Ahí empieza la debacle de Romeo, derrota tras derrota. Cuando peleó con
Rafael Herrera lo querían levantar y lo programaron en el Palacio de los Deportes. Romeo quedó colgadito de las cuerdas como un mono, riéndose de nervios porque ya no podía, gracias a que el señor se había ido de juerga, no una vez sino muchas veces y llegó sin condición física. De allí al tobogán.

Yo hice el favor de fungir hasta de palero, por ayudar a mi paisano. Ahora, como ya es entrenador del gimnasio que lleva su nombre (porque yo siempre estuve pugnando porque le hicieran un justo homenaje a Romeo Anaya), de su amigo Raquel Coutiño ya ni se acuerda. No para que me traiga dinero, para venirme a saludar. Se acuerdan más Rubén Olivares, Finito López, todos los que han venido a buscarme y no el que yo protegí... lo protegí y llegó hasta donde llegó porque yo exponía mi dinero y fue mi cabeza la que trabajó. Ojalá un día lea esto y sepa que estoy diciendo la verdad.

Pese a todo, sigo afirmando que Romeo ha sido el boxeador que mayores satisfacciones me ha dejado a lo largo de los 48 años que llevo en el boxeo, porque mira: Víctor Manuel Rabanales, el Rústico, fue campeón nacional y mundial, lo mismo que Romeo. Es más, yo aquí le organicé su primera defensa. Sin embargo, era un peleador gris”.

El Rústico nunca provocó la comunión con sus paisanos, con sus admiradores pese a sus plausibles esfuerzos. Al que nace para ídolo de gayola le caen los aplausos.

El reflejo de la sombra de Anaya sobre el entarimado sostuvo todavía veintitrés combates más. Fiel a su estirpe guerrera, ganó ocho. Todas por la vía rápida. Lo noquearon en nueve ocasiones. Oficialmente libró su última pelea en Matehuala, Guerrero. Un tal Rogelio Jiménez tuvo la osadía de dormir al anestesista por excelencia en uno.

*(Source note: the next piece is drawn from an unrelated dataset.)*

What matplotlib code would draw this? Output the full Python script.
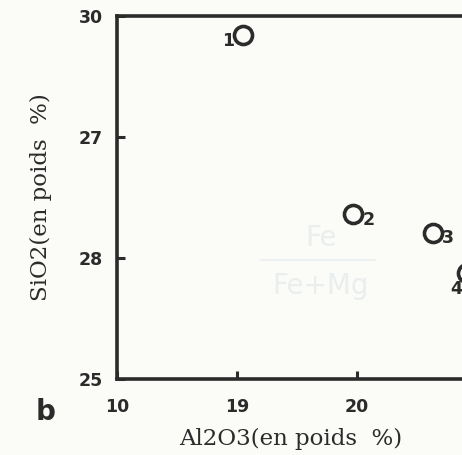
from matplotlib import pyplot as plt

# Al2O3 / SiO2 (poids %) des échantillons 1 à 4
al2o3 = [19.05, 19.97, 20.63, 20.92]
sio2 = [27.84, 26.36, 26.21, 25.88]
numeros = ['1', '2', '3', '4']

x_ticks = [18, 19, 20, 21]
x_labels = ['10', '19', '20', '21']
y_ticks = [25, 26, 27, 28]
y_labels = ['25', '28', '27', '30']

# decalage des numeros par rapport aux cercles (points)
label_offsets = [(-11, -4), (11, -4), (11, -4), (-8, -12)]

ink = '#2b2b2b'
paper = '#fbfbf8'
narrow = ['Liberation Sans Narrow', 'DejaVu Sans']

fig = plt.figure(figsize=(4.62, 4.55), dpi=100, facecolor=paper)
ax = fig.add_axes([0.2532, 0.167, 0.909, 0.7978])
ax.set_facecolor(paper)

ax.plot(al2o3, sio2, linestyle='none', marker='o', markersize=13,
        markerfacecolor='none', markeredgecolor=ink, markeredgewidth=2.6,
        clip_on=False)
for x, y, n, (dx, dy) in zip(al2o3, sio2, numeros, label_offsets):
    ax.annotate(n, (x, y), xytext=(dx, dy), textcoords='offset points',
                ha='center', va='center', fontsize=12.5, fontweight='bold',
                family=narrow, color=ink)

ax.set_xlim(18, 21.5)
ax.set_ylim(25, 28)
ax.set_xticks(x_ticks)
ax.set_xticklabels(x_labels)
ax.set_yticks(y_ticks)
ax.set_yticklabels(y_labels)
ax.tick_params(direction='in', length=6, width=2.2, color=ink,
               labelsize=12.5, labelcolor=ink)
ax.tick_params(axis='x', pad=14)
ax.tick_params(axis='y', pad=10)
for lab in ax.get_xticklabels() + ax.get_yticklabels():
    lab.set_family(narrow)
    lab.set_fontweight('bold')
for side in ['left', 'bottom', 'top', 'right']:
    ax.spines[side].set_linewidth(2.6)
    ax.spines[side].set_color(ink)

ax.set_xlabel('Al2O3(en poids  %)', family='DejaVu Serif', fontsize=16.5,
              color=ink)
ax.xaxis.set_label_coords(0.414, -0.135)
ax.set_ylabel('SiO2(en poids  %)', family='DejaVu Serif', fontsize=16.5,
              color=ink)
ax.yaxis.set_label_coords(-0.155, 0.5)

# texte transparent du verso
ax.text(19.7, 26.1, 'Fe', fontsize=20, color='#e9eeee', ha='center', zorder=0)
ax.plot([19.2, 20.15], [25.98, 25.98], color='#eef1f1', lw=1.5, zorder=0)
ax.text(19.7, 25.7, 'Fe+Mg', fontsize=20, color='#e9eeee', ha='center', zorder=0)

fig.text(0.098, 0.095, 'b', fontsize=20, fontweight='bold', color=ink,
         family='DejaVu Sans', ha='center', va='center')

fig.savefig('out.png', dpi=100, facecolor=paper)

Asegura que él nunca se retiró del boxeo: “Dejé de pelear y como dicen en los toros, hice la graciosa huida para no volver, porque me faltaron deseos, ímpetu para seguir con los duros entrenamientos.
-El dinero...
- Se esfumó. Mis “amigos” firmaban los cheques sin que yo me diera color. Lo que gané a fuerza de sacrificios y golpes, lo boté en Las mil y una parrandas. Soy alcohólico, aún no supero ese problema. En una ocasión el doctor Horacio Ramírez Mercado me dijo: “O te dedicas al boxeo o a la borrachera”. Dejé el boxeo que me dio todo por el vino, las mujeres y el canto.
- ¿Duele?
- Como todas las derrotas. Soy de quijada frágil, caigo a cada rato, pero siempre me levanto buscando el nocaut.
- Planes...
- Continuar enseñando a los jóvenes lo básico de este deporte. Antes lo hice en Veracruz y Michoacán.
- ¿No van a volver las hormigas en las venas, trampero?
- No creo. Estoy en mi tierra, tengo un gimnasio y un nombre que bolear.
- ¿?
- Sí, chainiar para seguirles sacando brillo y que nunca dejen de brillar.